Delicious Tuscan cured lardo seasoned with aromatic herbs and spices and aged for a minimum of 60 days.
Italian lardo is most unlike typical lard in the UK, which to most people is a fat used for frying or shortening.
Lardo in Italy, in particular Tuscany, is a true delicacy and one of the most delightful and refined of all Italian cured meats.
It is traditionally enjoyed sliced very thinly on just-toasted bread (see recipe below) but is also one of the great ingredients to have around the kitchen as it lends its unique flavours and aroma to so many dishes. It’s a classic chef’s secret and plays an integral part in the preparation of many haute cuisine recipes.
So why not add a little exquisite magic to your cooking too! (See below for some suggestions).
How is it made?
This lardo is prepared following a traditional process from the beautiful Elsa Valley area just south of San Gimignano near Siena in Tuscany. It is very similar to the more famous (and more expensive) Lardo di Colonnato and cured with the same ingredients and skill.
Pork fat from the shoulders and back is cut into flat strips and seasalt crystals, aromatic herbs including freshly ground black pepper, fresh garlic, coriander, rosemary and sage and spices are massaged in. No additives or preservatives are used. It is left to cure for a minimum of 2 months while all its distinctive fragrance and revered flavours are gently absorbed. After curing it is so tender it melts in the mouth.
What’s it like?
Our lardo has a nice rustic appearance, white with pinkish hues and an external layer covered in spices.

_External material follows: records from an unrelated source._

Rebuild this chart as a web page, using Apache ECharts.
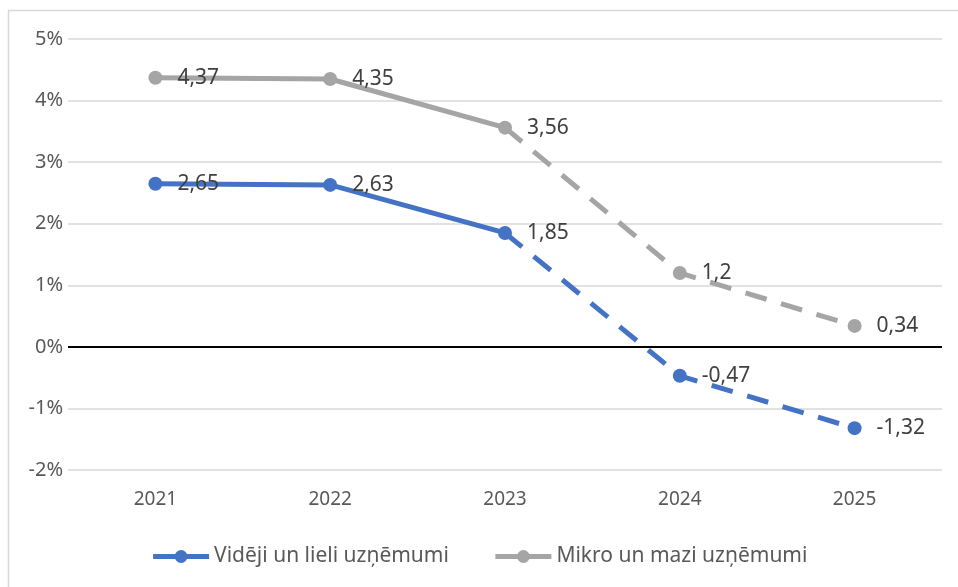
<!DOCTYPE html>
<html><head><meta charset="utf-8">
<script src="https://cdn.jsdelivr.net/npm/echarts@6/dist/echarts.min.js"></script>
<style>html,body{margin:0;padding:0;background:#fff}#c{width:958px;height:587px}</style>
</head><body><div id="c"></div>
<script>
const categories = ['2021','2022','2023','2024','2025'];
const seriesNames = ['Vidēji un lieli uzņēmumi','Mikro un mazi uzņēmumi'];
const largeValues = [2.65, 2.63, 1.85, -0.47, -1.32];
const smallValues = [4.37, 4.35, 3.56, 1.2, 0.34];
const actualCount = 3; // 2021-2023 solid, then forecast dashed
const yTicks = {min: -2, max: 5, interval: 1};

const FONT = 'Noto Sans';
const colors = ['#4472C4', '#A5A5A5'];

function fmt(v){ return String(v).replace('.', ','); }

function solidData(vals){
  return vals.map((v,i)=> i < actualCount ? v : null);
}
function dashedData(vals){
  return vals.map((v,i)=>{
    if (i < actualCount - 1) return null;
    if (i === actualCount - 1) return {value: v, symbol: 'none', label: {show: false}};
    return v;
  });
}
function makeSeries(name, vals, color, dashed, withZero){
  const s = {
    name: name, type: 'line',
    data: dashed ? dashedData(vals) : solidData(vals),
    symbol: 'circle', symbolSize: 14,
    itemStyle: {color: color},
    lineStyle: {color: color, width: 5, type: dashed ? [22, 15] : 'solid'},
    label: {show: true, position: 'right', distance: 15, color: '#404040',
            fontFamily: FONT, fontSize: 21, formatter: p => fmt(p.value)},
    connectNulls: false, z: dashed ? 3 : 4, animation: false
  };
  if (withZero) {
    s.markLine = {silent: true, symbol: ['none','none'], label: {show: false},
      lineStyle: {color: '#000', width: 2, type: 'solid'}, data: [{yAxis: 0}], z: 1};
  }
  return s;
}

const chart = echarts.init(document.getElementById('c'));
chart.setOption({
  animation: false,
  backgroundColor: '#fff',
  graphic: [{type: 'rect', shape: {x: 8.5, y: 10.5, width: 1000, height: 1000},
    style: {fill: 'none', stroke: '#D9D9D9', lineWidth: 1.5}, z: -10}],
  grid: {left: 68, right: 16, top: 39, bottom: 117},
  legend: {
    data: seriesNames, bottom: 15, left: 'center', itemWidth: 56, itemHeight: 16, itemGap: 44,
    lineStyle: {width: 5},
    textStyle: {fontFamily: FONT, fontSize: 21, color: '#595959'}
  },
  xAxis: {
    type: 'category', data: categories, boundaryGap: true,
    axisLine: {show: false, onZero: false}, axisTick: {show: false},
    axisLabel: {color: '#595959', fontFamily: FONT, fontSize: 19, margin: 20},
    splitLine: {show: false}
  },
  yAxis: {
    type: 'value', min: yTicks.min, max: yTicks.max, interval: yTicks.interval,
    axisLine: {show: false}, axisTick: {show: false},
    axisLabel: {color: '#595959', fontFamily: FONT, fontSize: 20, margin: 5, formatter: v => v + '%'},
    splitLine: {lineStyle: {color: '#D9D9D9', width: 1.5}}
  },
  series: [
    makeSeries(seriesNames[0], largeValues, colors[0], false, true),
    makeSeries(seriesNames[0], largeValues, colors[0], true, false),
    makeSeries(seriesNames[1], smallValues, colors[1], false, false),
    makeSeries(seriesNames[1], smallValues, colors[1], true, false)
  ]
});
</script></body></html>
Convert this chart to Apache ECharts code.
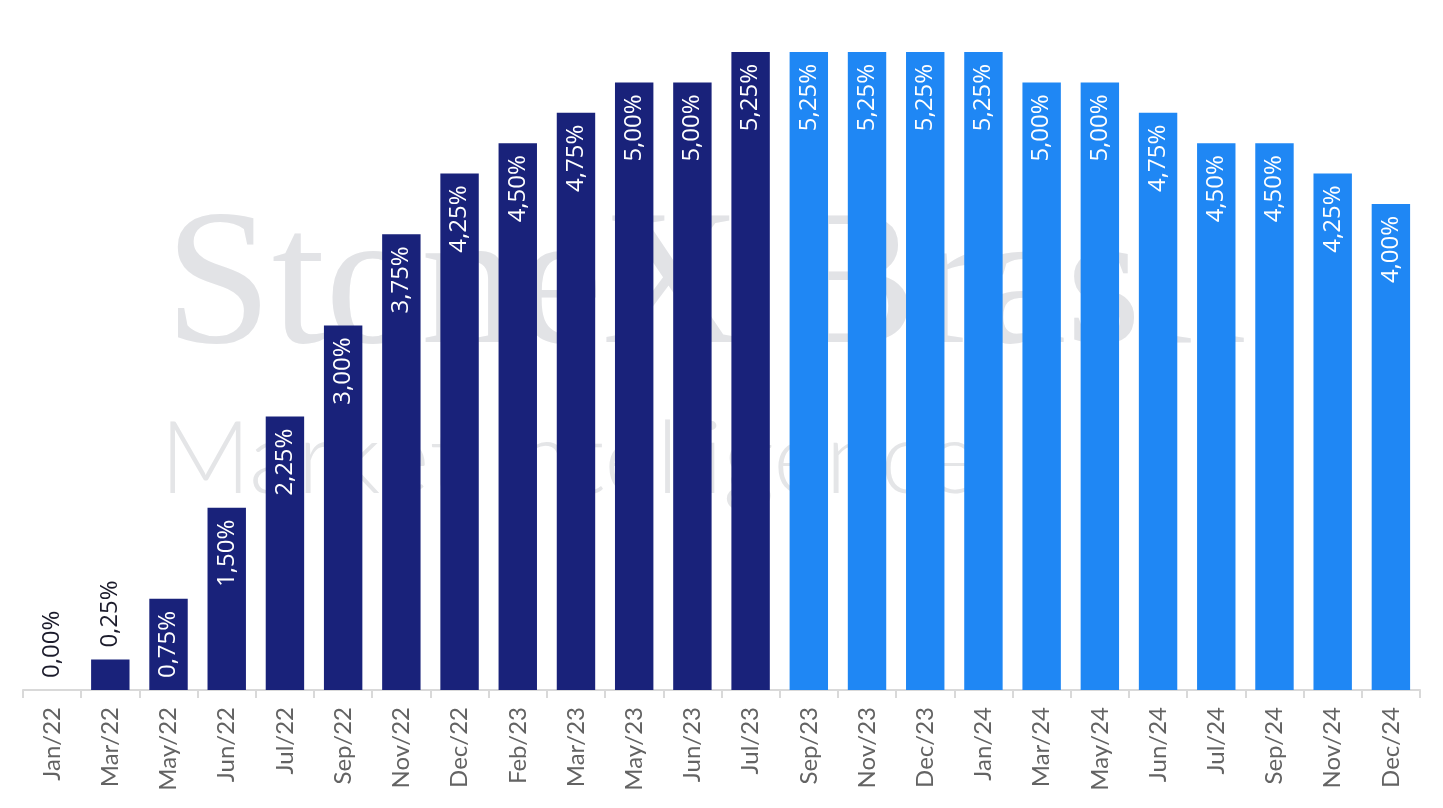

It has a distinct yet delicate fragrance which is defined by the aromatic herbs and elevated by the spices. Subtle and fresh tasting with a lovely initial sweetness which is followed by multiple layers of flavour which have absorbed during aging. Delicious!
|HOW TO USE – SUGGESTIONS
Lardo from the Elsa Valley is a special ingredient to be eaten on its own or used to add a unique flavour to many other recipes including starters, pasta sauces, meat and fish dishes.
On its own, remove the rind and any salt residues and cut into very thin slices. It can be then served on small pieces of hot toast crostini (see recipe below) or as a bruschetta with fresh sliced tomatoes and onion. Some restaurants on the Italian coast will add an anchovy too.
In the same way it can be added to pizza or bread croutons.
It will impart its refined flavours on an omelette or even scrambled eggs.
Delicious as a seasoning for sauté vegetables.
This lardo will add something very special to all kinds of stews and soups. Bean soups are a classic from Tuscany which work perfectly with lardo.
Lardo is delicious also added to vegetable soups or mixes vegetable recipes.
Use it to brighten up the flavour of your pasta sauce.
Add it to all kinds of risotto recipes for a sophisticated twist.
Delicious in all kinds of salads – always gets people asking what is that lovely flavour?
Cured lardo works superbly well with lamb chops and rabbit and all poultry dishes.
It goes particularly well paired with fish.
A must-try gourmet taster is lardo with honey or melon. Delicious!
The salt and spices on the outside is great for seasoning roasts and grilled meats. You can also grill or boil the rind and use to flavour soups or vegetable dishes.
Once opened keep the cut end covered in foil (or a damp cloth) in the fridge. Thinly slice and discard the very end piece when you next use. It will keep for 2 to 3 weeks.
NB this is an artisan cured meat made by hand and weights may differ slightly.
Traditional Lardo della Val D’Elsa Bruschetta Recipe
Ingredients for 4 people:
1 clove of garlic
1 pinch of parsley
Salt and pepper
Very thinly slice the lardo, garlic and parsley and mix together.
Add the salt and pepper as desired and leave mix in the fridge.
Cut the bread into thickish slices and toast. Once ready, immediately spread the lardo mixture and serve.
This preparation for lardo can also be used to flavour soups and mixed boiled vegetables.